▼

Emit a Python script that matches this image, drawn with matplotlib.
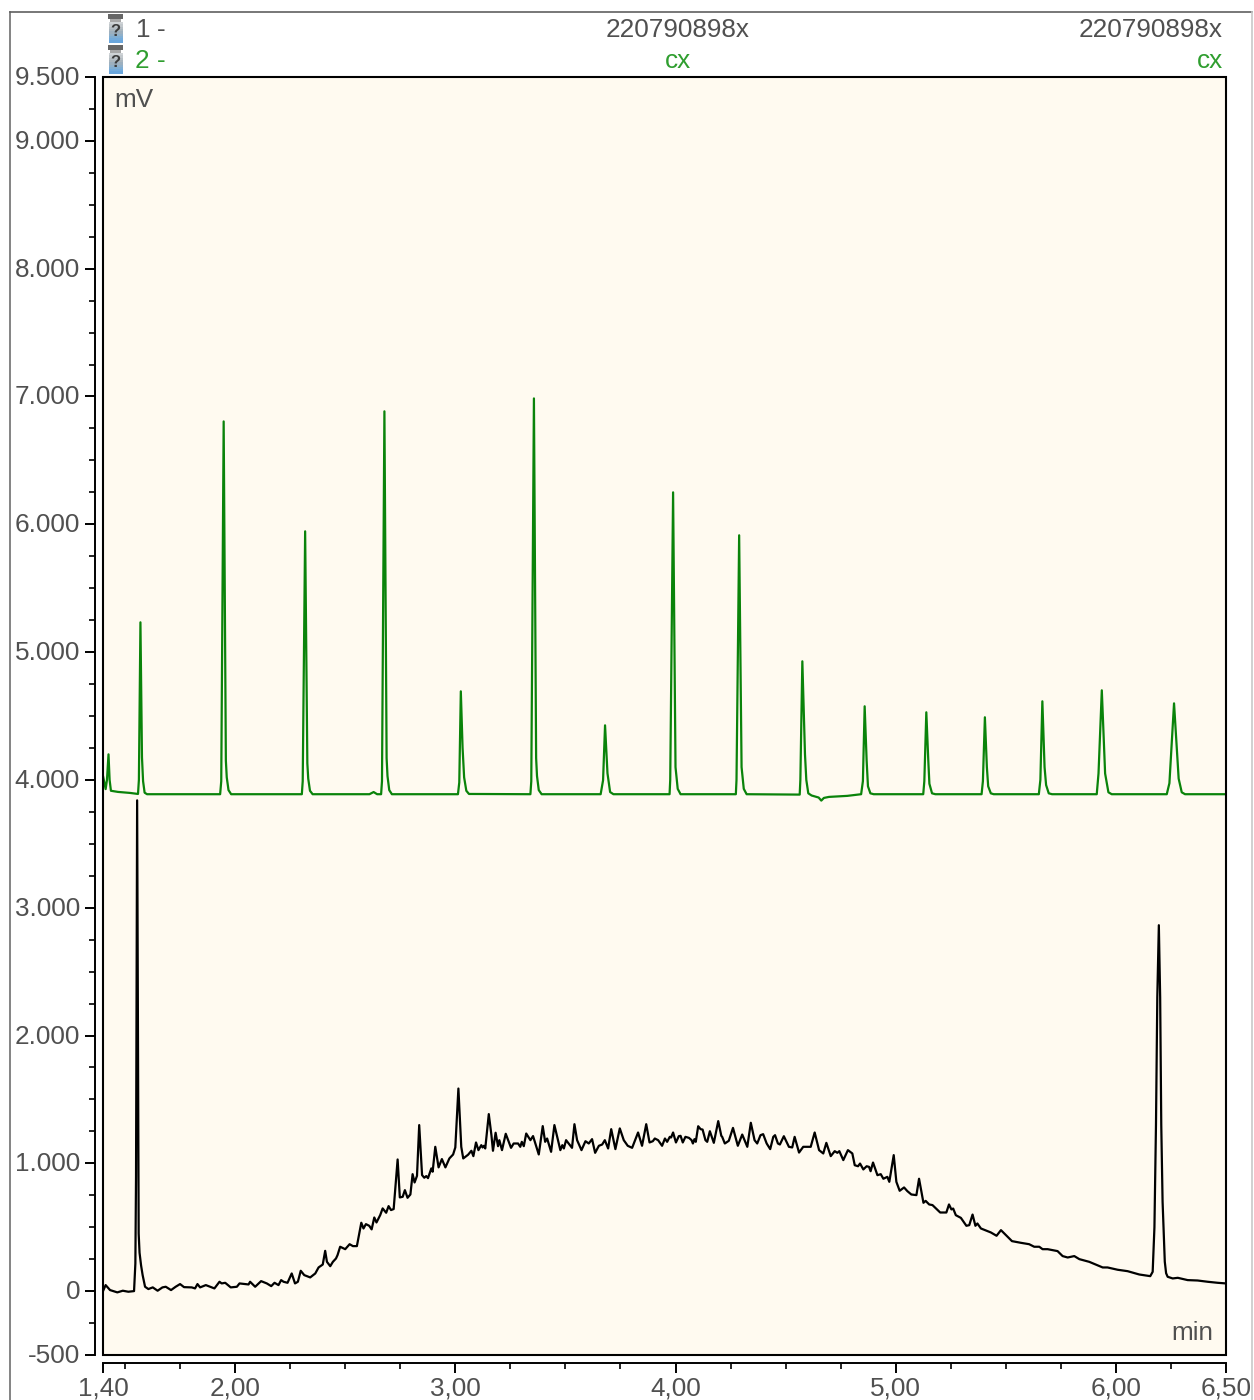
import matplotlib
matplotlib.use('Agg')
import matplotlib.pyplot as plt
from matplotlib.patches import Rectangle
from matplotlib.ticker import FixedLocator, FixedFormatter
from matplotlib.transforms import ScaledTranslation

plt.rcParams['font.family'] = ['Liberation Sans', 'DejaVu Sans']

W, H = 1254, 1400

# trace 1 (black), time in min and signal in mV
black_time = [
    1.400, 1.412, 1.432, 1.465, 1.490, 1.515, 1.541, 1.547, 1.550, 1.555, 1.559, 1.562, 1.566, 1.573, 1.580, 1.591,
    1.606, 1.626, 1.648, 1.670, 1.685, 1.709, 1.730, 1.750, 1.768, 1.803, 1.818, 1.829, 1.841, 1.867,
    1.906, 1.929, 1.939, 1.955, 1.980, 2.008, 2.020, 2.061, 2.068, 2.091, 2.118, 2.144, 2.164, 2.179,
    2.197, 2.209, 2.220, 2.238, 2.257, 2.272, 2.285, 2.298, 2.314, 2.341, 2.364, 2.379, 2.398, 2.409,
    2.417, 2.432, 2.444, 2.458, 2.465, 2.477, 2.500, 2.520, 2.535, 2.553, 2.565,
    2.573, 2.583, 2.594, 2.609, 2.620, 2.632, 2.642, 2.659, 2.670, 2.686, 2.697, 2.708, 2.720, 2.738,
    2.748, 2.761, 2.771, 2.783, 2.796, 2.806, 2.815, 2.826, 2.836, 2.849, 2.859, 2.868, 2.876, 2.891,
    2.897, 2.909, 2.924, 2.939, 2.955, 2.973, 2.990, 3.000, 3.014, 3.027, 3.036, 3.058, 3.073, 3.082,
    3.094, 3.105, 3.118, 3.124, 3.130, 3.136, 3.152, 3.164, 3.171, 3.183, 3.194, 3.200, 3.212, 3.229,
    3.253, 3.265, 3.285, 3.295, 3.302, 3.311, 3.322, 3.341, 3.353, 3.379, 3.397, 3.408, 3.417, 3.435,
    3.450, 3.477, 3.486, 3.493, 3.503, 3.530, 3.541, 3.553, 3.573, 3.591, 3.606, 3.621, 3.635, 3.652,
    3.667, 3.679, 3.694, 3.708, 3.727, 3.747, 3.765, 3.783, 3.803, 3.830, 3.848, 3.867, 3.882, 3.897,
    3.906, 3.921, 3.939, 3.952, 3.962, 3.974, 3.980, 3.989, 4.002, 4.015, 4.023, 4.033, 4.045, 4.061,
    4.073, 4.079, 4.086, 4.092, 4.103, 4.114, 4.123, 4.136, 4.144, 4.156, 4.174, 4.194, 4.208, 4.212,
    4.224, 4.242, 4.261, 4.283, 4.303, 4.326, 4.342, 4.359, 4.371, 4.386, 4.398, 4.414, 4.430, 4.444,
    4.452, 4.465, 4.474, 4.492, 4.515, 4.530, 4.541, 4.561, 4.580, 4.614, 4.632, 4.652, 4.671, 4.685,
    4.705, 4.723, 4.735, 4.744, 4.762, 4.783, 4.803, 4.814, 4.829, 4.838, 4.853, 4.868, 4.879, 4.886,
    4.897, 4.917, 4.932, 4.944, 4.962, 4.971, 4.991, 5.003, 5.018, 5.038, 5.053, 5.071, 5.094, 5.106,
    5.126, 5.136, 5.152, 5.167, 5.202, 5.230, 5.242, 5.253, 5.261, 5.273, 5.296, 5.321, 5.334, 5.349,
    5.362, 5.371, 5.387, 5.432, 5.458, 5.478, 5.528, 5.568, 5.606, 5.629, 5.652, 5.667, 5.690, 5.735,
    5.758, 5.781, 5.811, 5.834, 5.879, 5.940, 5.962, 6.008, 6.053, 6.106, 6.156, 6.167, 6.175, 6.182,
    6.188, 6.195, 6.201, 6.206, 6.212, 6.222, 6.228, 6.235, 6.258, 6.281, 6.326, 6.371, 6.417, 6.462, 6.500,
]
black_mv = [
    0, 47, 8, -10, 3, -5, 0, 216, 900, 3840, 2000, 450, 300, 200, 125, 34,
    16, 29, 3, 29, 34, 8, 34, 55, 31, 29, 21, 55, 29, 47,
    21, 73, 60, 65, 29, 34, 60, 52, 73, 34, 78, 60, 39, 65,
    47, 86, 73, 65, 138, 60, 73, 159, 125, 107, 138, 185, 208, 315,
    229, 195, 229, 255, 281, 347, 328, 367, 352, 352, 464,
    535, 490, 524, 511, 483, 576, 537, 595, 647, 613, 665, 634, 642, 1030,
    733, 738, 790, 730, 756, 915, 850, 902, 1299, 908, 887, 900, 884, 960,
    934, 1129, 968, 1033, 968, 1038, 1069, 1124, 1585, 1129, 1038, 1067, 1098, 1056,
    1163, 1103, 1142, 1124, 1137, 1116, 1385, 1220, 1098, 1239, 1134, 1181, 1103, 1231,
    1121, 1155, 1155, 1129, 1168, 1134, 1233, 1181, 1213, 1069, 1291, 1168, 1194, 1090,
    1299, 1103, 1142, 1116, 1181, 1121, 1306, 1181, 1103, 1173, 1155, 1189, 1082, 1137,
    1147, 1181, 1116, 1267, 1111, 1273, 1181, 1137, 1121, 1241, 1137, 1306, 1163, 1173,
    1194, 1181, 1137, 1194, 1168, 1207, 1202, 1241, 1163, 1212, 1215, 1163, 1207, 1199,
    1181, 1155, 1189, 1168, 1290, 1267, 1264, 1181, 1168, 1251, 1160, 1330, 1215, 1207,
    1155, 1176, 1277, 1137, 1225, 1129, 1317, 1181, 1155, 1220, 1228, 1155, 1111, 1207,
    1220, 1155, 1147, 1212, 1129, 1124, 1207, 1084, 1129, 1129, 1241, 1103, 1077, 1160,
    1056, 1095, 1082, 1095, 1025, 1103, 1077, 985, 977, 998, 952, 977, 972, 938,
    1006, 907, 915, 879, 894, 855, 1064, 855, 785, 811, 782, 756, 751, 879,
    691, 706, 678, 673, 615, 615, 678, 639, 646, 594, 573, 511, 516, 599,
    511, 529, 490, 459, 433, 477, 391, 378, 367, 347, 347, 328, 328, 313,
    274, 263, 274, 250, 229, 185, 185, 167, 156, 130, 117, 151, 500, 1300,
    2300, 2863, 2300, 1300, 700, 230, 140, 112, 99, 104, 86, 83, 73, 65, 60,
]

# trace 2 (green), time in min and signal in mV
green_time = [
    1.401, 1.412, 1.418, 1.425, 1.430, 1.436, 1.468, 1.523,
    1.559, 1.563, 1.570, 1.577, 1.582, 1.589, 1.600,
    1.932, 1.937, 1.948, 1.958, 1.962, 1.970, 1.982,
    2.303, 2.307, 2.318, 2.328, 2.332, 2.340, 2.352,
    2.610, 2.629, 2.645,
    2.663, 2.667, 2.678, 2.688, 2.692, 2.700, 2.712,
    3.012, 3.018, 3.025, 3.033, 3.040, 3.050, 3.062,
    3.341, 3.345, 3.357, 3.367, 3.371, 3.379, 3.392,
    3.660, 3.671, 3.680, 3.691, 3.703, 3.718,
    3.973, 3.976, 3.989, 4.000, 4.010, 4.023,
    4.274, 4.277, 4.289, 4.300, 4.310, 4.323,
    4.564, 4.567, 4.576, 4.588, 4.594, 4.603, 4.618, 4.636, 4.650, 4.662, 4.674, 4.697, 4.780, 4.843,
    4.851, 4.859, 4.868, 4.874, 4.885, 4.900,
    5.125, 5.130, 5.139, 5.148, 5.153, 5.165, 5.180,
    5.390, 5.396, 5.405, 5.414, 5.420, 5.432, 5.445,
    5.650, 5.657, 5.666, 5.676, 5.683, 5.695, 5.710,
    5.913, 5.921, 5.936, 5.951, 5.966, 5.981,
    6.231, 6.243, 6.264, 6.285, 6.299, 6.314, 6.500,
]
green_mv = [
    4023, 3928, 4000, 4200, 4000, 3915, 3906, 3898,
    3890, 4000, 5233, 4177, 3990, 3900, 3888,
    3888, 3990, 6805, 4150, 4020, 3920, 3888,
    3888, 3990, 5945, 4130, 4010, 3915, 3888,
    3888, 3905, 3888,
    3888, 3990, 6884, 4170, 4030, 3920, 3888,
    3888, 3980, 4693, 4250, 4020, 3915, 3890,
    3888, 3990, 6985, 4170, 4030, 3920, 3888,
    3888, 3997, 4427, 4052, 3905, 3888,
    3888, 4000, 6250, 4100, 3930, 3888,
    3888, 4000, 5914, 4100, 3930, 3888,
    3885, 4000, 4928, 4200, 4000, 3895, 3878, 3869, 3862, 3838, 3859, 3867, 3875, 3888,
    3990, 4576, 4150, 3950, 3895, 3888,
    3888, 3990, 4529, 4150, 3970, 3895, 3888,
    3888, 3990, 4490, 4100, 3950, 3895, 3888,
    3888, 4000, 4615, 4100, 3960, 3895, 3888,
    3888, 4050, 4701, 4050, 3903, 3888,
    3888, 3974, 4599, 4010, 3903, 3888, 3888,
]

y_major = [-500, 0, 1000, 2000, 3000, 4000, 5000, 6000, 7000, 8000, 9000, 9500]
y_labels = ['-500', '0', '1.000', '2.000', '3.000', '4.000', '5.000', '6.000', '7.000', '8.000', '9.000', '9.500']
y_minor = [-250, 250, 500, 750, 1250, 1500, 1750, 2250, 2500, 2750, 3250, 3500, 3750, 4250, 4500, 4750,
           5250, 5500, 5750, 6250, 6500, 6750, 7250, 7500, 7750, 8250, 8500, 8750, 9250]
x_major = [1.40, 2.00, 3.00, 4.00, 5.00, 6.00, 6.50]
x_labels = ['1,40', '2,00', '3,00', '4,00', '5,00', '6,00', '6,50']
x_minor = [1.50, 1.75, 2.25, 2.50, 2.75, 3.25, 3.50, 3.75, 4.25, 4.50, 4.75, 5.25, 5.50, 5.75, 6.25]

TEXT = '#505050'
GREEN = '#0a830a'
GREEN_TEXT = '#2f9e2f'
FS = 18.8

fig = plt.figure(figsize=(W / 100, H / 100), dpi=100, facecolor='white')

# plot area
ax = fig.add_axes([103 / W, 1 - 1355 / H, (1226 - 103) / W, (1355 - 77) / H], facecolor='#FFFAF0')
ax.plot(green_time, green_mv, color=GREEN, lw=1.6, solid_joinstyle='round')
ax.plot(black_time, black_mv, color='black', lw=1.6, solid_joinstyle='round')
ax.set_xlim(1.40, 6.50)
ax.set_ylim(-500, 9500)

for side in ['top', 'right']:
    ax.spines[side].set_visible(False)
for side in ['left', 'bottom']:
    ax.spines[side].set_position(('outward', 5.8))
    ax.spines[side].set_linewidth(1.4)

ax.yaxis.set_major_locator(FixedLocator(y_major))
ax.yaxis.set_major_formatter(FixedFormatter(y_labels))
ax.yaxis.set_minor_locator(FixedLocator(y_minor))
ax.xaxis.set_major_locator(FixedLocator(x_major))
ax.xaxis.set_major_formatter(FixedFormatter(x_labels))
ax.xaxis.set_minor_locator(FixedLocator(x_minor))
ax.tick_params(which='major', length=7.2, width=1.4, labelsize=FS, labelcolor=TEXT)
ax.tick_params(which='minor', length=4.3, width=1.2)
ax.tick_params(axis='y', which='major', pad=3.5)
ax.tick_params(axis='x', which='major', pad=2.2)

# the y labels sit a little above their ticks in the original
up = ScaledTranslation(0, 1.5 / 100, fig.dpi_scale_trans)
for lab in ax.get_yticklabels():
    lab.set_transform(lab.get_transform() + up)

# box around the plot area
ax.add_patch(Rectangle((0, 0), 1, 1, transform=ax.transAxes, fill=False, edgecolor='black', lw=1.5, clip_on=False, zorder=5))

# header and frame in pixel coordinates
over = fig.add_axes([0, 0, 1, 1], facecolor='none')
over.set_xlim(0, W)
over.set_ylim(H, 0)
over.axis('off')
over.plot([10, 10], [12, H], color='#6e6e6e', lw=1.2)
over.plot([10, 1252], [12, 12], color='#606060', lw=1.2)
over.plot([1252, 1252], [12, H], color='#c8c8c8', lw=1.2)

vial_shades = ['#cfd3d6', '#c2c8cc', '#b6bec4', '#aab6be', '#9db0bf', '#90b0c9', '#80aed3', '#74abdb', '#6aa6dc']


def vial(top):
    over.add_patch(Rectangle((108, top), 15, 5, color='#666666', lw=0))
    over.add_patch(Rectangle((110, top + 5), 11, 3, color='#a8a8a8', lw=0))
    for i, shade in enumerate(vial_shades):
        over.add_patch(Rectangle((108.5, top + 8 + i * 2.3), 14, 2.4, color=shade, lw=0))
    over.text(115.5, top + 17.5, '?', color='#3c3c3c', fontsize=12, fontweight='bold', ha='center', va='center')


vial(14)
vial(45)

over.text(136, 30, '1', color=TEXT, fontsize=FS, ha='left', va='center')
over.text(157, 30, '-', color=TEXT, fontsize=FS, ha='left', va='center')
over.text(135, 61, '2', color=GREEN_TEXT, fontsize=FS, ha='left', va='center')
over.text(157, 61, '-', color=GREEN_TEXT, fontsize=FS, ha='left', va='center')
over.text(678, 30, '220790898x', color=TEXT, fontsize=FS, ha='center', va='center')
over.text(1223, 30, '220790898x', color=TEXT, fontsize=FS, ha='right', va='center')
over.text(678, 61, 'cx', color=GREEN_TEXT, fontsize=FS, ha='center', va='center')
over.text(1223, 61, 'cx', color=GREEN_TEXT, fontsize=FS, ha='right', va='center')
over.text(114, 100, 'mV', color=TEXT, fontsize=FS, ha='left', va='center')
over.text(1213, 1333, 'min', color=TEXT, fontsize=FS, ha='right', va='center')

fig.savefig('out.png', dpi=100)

▲

> **Set exercise**:
Please quote the lines of the material, beginning with the first and ending with the one that contains "W, H = 1254, 1400", exactly as written and without any pictures.

> **Answer to the task**:
Emit a Python script that matches this image, drawn with matplotlib.
import matplotlib
matplotlib.use('Agg')
import matplotlib.pyplot as plt
from matplotlib.patches import Rectangle
from matplotlib.ticker import FixedLocator, FixedFormatter
from matplotlib.transforms import ScaledTranslation

plt.rcParams['font.family'] = ['Liberation Sans', 'DejaVu Sans']

W, H = 1254, 1400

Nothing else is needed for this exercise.